Uno de los aspectos que más disfruto de mi trabajo es que cada planeación (léase aventura) es diferente. Ningún proceso se parece al último. Hay estructuras que se mantienen igual—las citas en la oficina, las pruebas de pasteles deliciosos, algún cambio a último minuto—pero cada novia cuenta una historia nueva, con detalles nuevos que no dejan de asombrarme. Es un trabajo desafiante, pero infinitamente más gratificante, y al final, termino con una memoria mágica, especial, un evento que quisiera llevar conmigo para siempre.
Así fue la boda de Dani y Walter, un evento lleno de amor, lleno de familia. La mamá, quien la acompañó en todo el proceso; su abuelo, quien caminó junto a ella, de la mano, hacia el altar; las palabras del discurso compartida entre diferentes miembros de la familia, y ni hemos mencionado a la pareja. Ella se miraba como una princesa. Cuando hizo su entrada en la iglesia, la iluminamos con una luz blanca, y parecía como si levitaba en el brillo de su vestido.
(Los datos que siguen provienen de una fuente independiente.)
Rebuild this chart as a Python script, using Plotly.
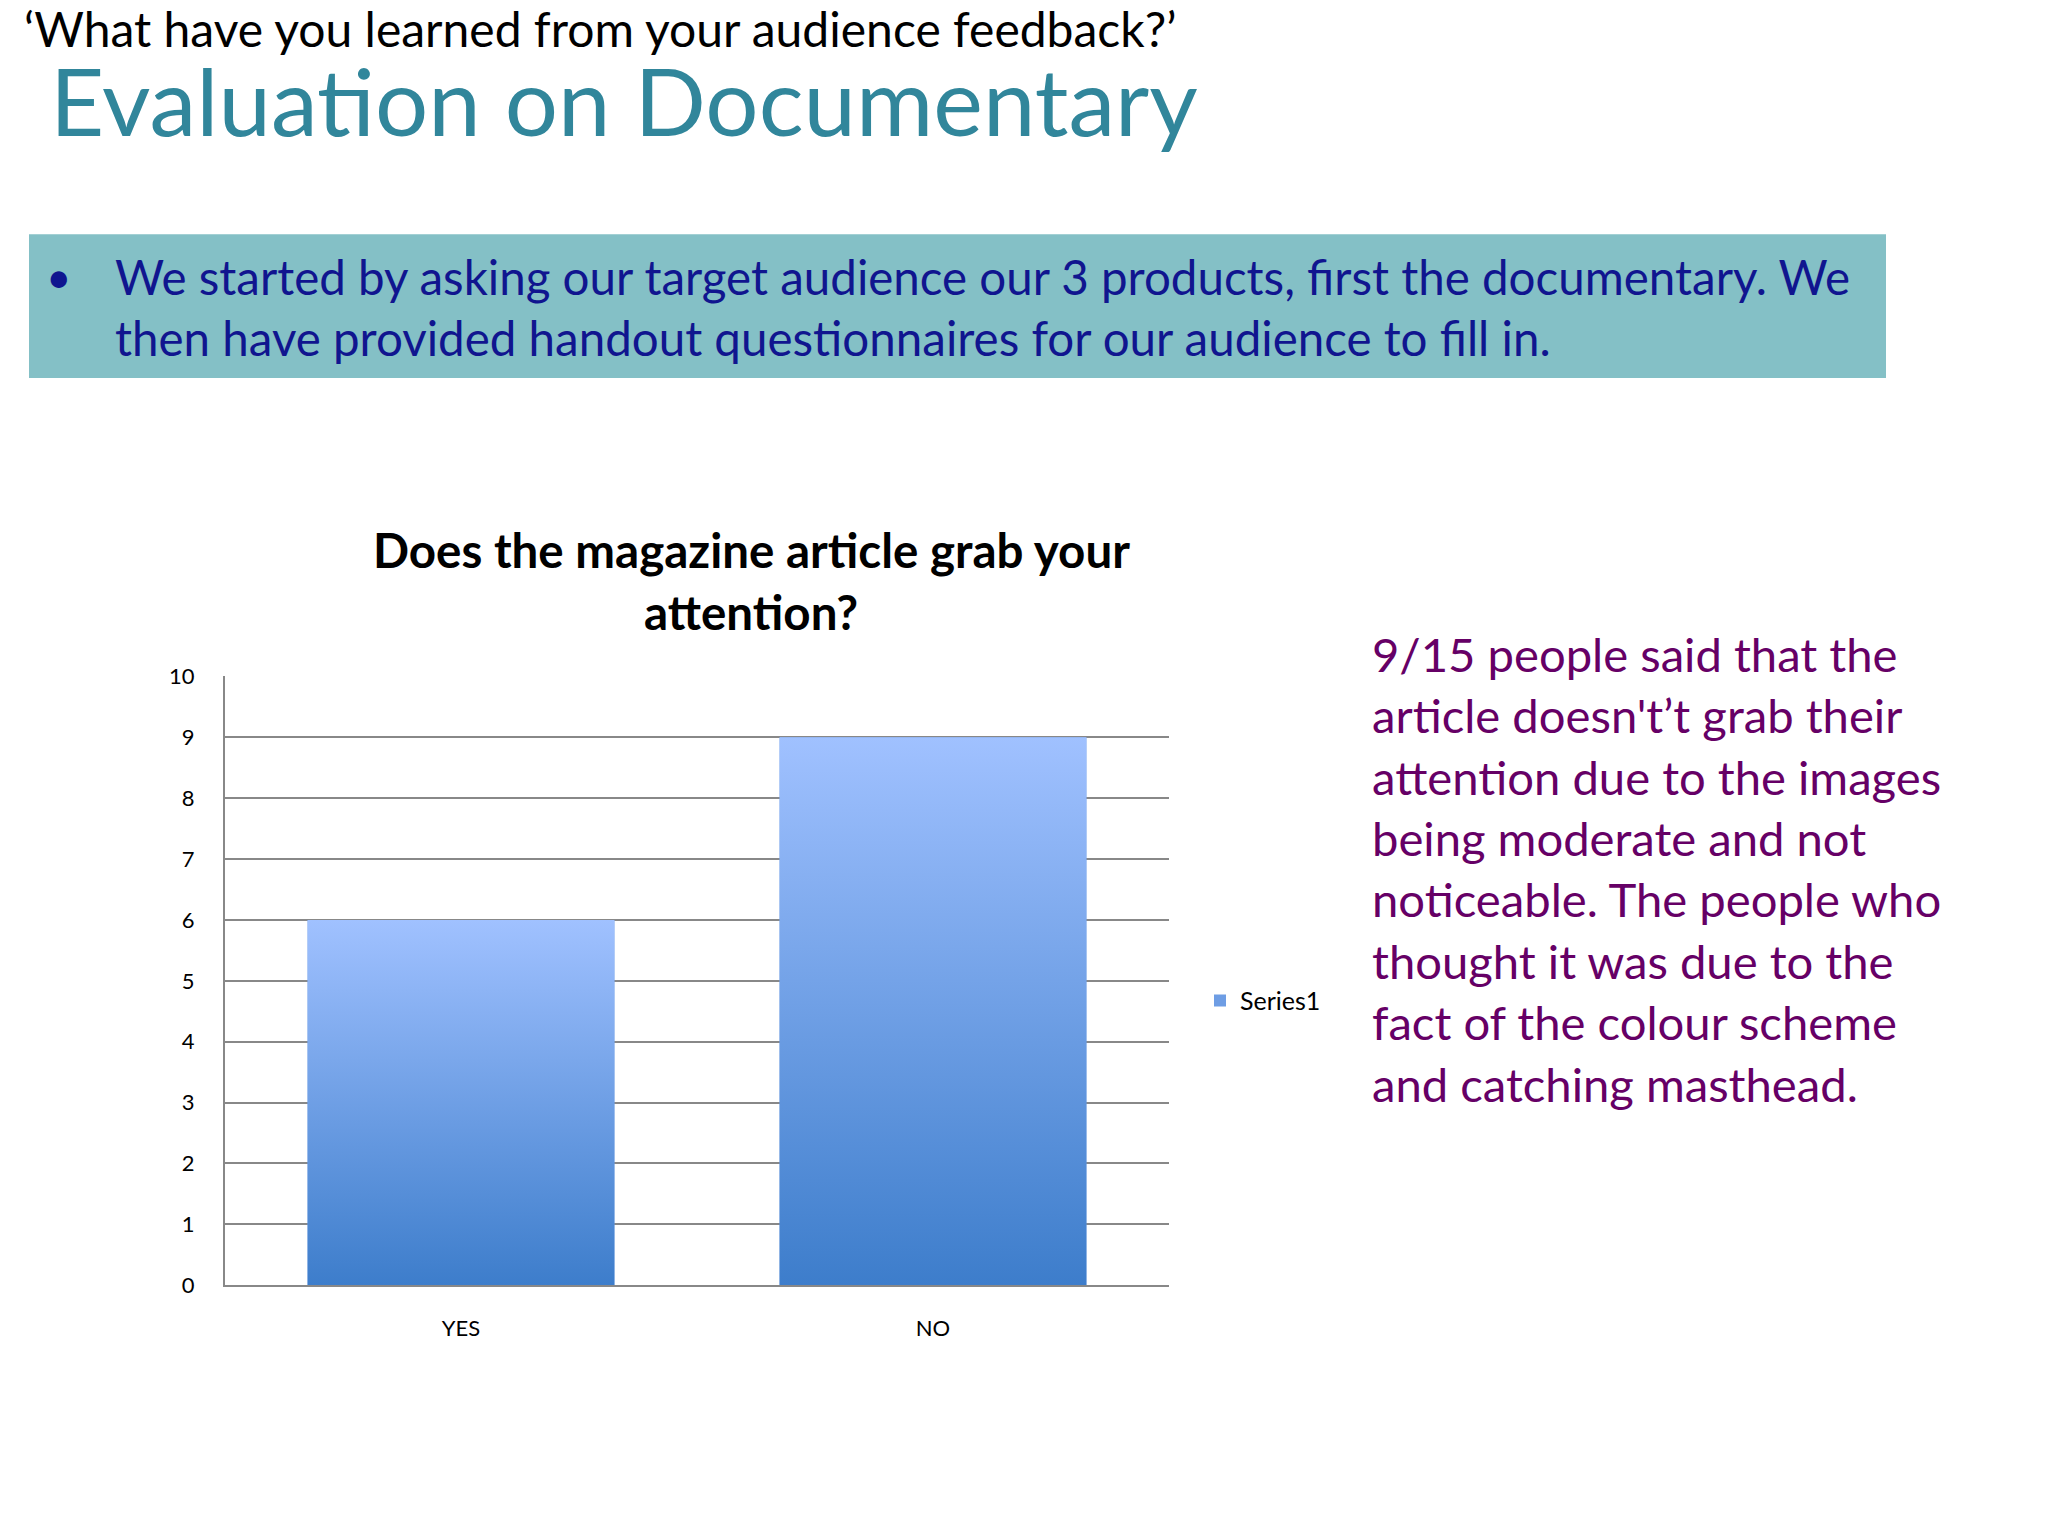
import plotly.graph_objects as go

# ---- data ----
CATEGORIES = ["YES", "NO"]
VALUES = [6, 9]
SERIES_NAME = "Series1"
Y_TICKS = [0, 1, 2, 3, 4, 5, 6, 7, 8, 9, 10]

QUOTE = "\u2018What have you learned from your audience feedback?\u2019"
SLIDE_TITLE = "Evaluation on Documentary"
BOX_LINES = [
    "We started by asking our target audience our 3 products, first the documentary. We",
    "then have provided handout questionnaires for our audience to fill in.",
]
CHART_TITLE_LINES = ["Does the magazine article grab your", "attention?"]
NOTE_LINES = [
    "9/15 people said that the",
    "article doesn't\u2019t grab their",
    "attention due to the images",
    "being moderate and not",
    "noticeable. The people who",
    "thought it was due to the",
    "fact of the colour scheme",
    "and catching masthead.",
]

OFF = 8  # page body margin
W, H = 2048 - 2 * OFF, 1536 - 2 * OFF
FONT = "Lato"
# measured vertical page mapping: shown_y = VS * y + VO
VS, VO = 0.984, 11.6


def px(x):
    return (x - OFF) / W


def py(y):
    y = (y - VO) / VS
    return 1 - (y - OFF) / H


BAR_W = 0.65
fig = go.Figure()
fig.add_trace(go.Bar(
    x=list(range(len(CATEGORIES))), y=VALUES, width=BAR_W, name=SERIES_NAME,
    marker=dict(color="#6E9DE4", line=dict(width=0)), showlegend=True,
))
hw = BAR_W / 2
for i, v in enumerate(VALUES):
    fig.add_trace(go.Scatter(
        x=[i - hw, i + hw, i + hw, i - hw, i - hw], y=[0, 0, v, v, 0],
        fill="toself", mode="none",
        fillgradient=dict(type="vertical", colorscale=[[0, "#3D7DCB"], [1, "#A0C1FF"]]),
        showlegend=False, hoverinfo="skip",
    ))


def ann(x, y, text, size, color, xanchor="left"):
    return dict(x=px(x), y=py(y), xref="paper", yref="paper", text=text, showarrow=False,
                xanchor=xanchor, yanchor="middle",
                font=dict(family=FONT, size=size, color=color))


annotations = []
annotations.append(ann(22, 26, QUOTE, 48, "#000000"))
annotations.append(ann(48, 97, SLIDE_TITLE, 94, "#31869B"))
annotations.append(ann(59, 274, "\u2022", 44, "#10158F", "center"))
for k, line in enumerate(BOX_LINES):
    annotations.append(ann(113, 274 + 62 * k, line, 47.5, "#10158F"))
for k, line in enumerate(CHART_TITLE_LINES):
    annotations.append(ann(751, 548 + 62 * k, "<b>" + line + "</b>", 47.5, "#000000", "center"))
for k, line in enumerate(NOTE_LINES):
    annotations.append(ann(1370, 652 + 61.5 * k, line, 47.2, "#660066"))

fig.update_layout(
    width=W, height=H,
    margin=dict(l=0, r=0, t=0, b=0),
    paper_bgcolor="white", plot_bgcolor="white",
    font=dict(family=FONT, color="#000000"),
    shapes=[dict(type="rect", xref="paper", yref="paper", x0=px(29), x1=px(1886),
                 y0=py(376), y1=py(232), fillcolor="#84C0C6", line=dict(width=0), layer="below")],
    annotations=annotations,
    xaxis=dict(domain=[px(225), px(1169)], range=[-0.5, len(CATEGORIES) - 0.5],
               tickvals=list(range(len(CATEGORIES))), ticktext=CATEGORIES,
               showgrid=False, zeroline=False, showline=True, linecolor="#888888", linewidth=2,
               ticks="", ticklabelstandoff=22, tickfont=dict(family=FONT, size=22, color="#000000"),
               fixedrange=True),
    yaxis=dict(domain=[py(1285), py(675)], range=[0, 10], tickvals=Y_TICKS,
               showgrid=True, gridcolor="#888888", gridwidth=2, zeroline=False,
               showline=True, linecolor="#888888", linewidth=2,
               ticks="", ticklabelstandoff=24, tickfont=dict(family=FONT, size=22, color="#000000"),
               fixedrange=True),
    legend=dict(x=px(1200), y=py(1000), xanchor="left", yanchor="middle",
                font=dict(family=FONT, size=25, color="#000000"), itemwidth=30,
                bgcolor="rgba(0,0,0,0)"),
    showlegend=True,
    bargap=0.35,
)

fig.write_html("out.html")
Y él la esperaba al final del pasillo de la Iglesia San Francisco, cada nota de música resonando con ese sentido de amor que llenó la ceremonia y la fiesta por venir.
¿Cómo empiezo a describir la boda de esta pareja tan enamorada? Fijamos el espacio—un hotel reconocido en mi ciudad, donde antes habíamos diseñado y decorado eventos—fijamos la fecha y comenzamos a soñar los detalles.
Una entrada distinta, barras de camarones cocteleros…¿y si los arreglos se visten de blanco? ¿Qué más?
Me encantó trabajar con Dani porque era una novia segura de si misma, segura de lo que le fascinaba y lo que soñaba ver en su boda, pero que también me permitía dejar la imaginación volar. El primer detalle diferente fue la entrada: tapizamos la pared de la entrada del salón en verde, decorando el espacio con diferentes arboles divinos—tal vez los invitados se desconcertaron por un instante: ¿era aquel salón el que tan bien conocían, o era otro lugar, uno imaginado, como solo existía en novelas de romance?
Y luego entrar a aquel salón convertido en un espacio íntimo, elegante, pero más que todo, romántico.
Una vez que los invitados pasaban por la entrada vestida de verde, se encontraban rodeados de un mar de veladoras y rosas blancas. Las rosas blancas eran las favoritas de Dani, pero nos preocupaba que la rosa blanca era el símbolo de la boda, la flor típica que usamos para vestir los espacios. Debíamos encontrar un diseño nuevo e innovador.
La inspiración llegó pronto. Como la novia es amante de los dulces, decidimos en una mesa de postres (si, yo sé que las han visto antes, pero esperen a ver esta) como centro de pieza. Y así fue como creamos esta instalación, con la mesa de postres en su centro, y una lámpara de rosas blancas colgantes, cada una tan delicada y perfecta como la novia.
Para cada postre nos esmeramos en asegurar el mejor proveedor, las manos más dedicadas y apasionadas que prometieran un producto hecho con amor: las donas de la pastelería local (todos tenemos memorias empapadas en nostalgia y azúcar), brigadeiros y galletitas de chocolate, y el pastel blanco presidiendo en su reino de dulzuras.
Pero la verdad es que el centro dulce fue la pareja feliz, disfrutando cada instante de aquella noche, donde amigos y familia se reunían para celebrar aquel matrimonio, y si digo que bailaron hasta las primeras horas de la mañana, no sería exageración. Les deseo una vida llena de momentos dulces y bailes eternos, de felicidades diarias y memorias como esta.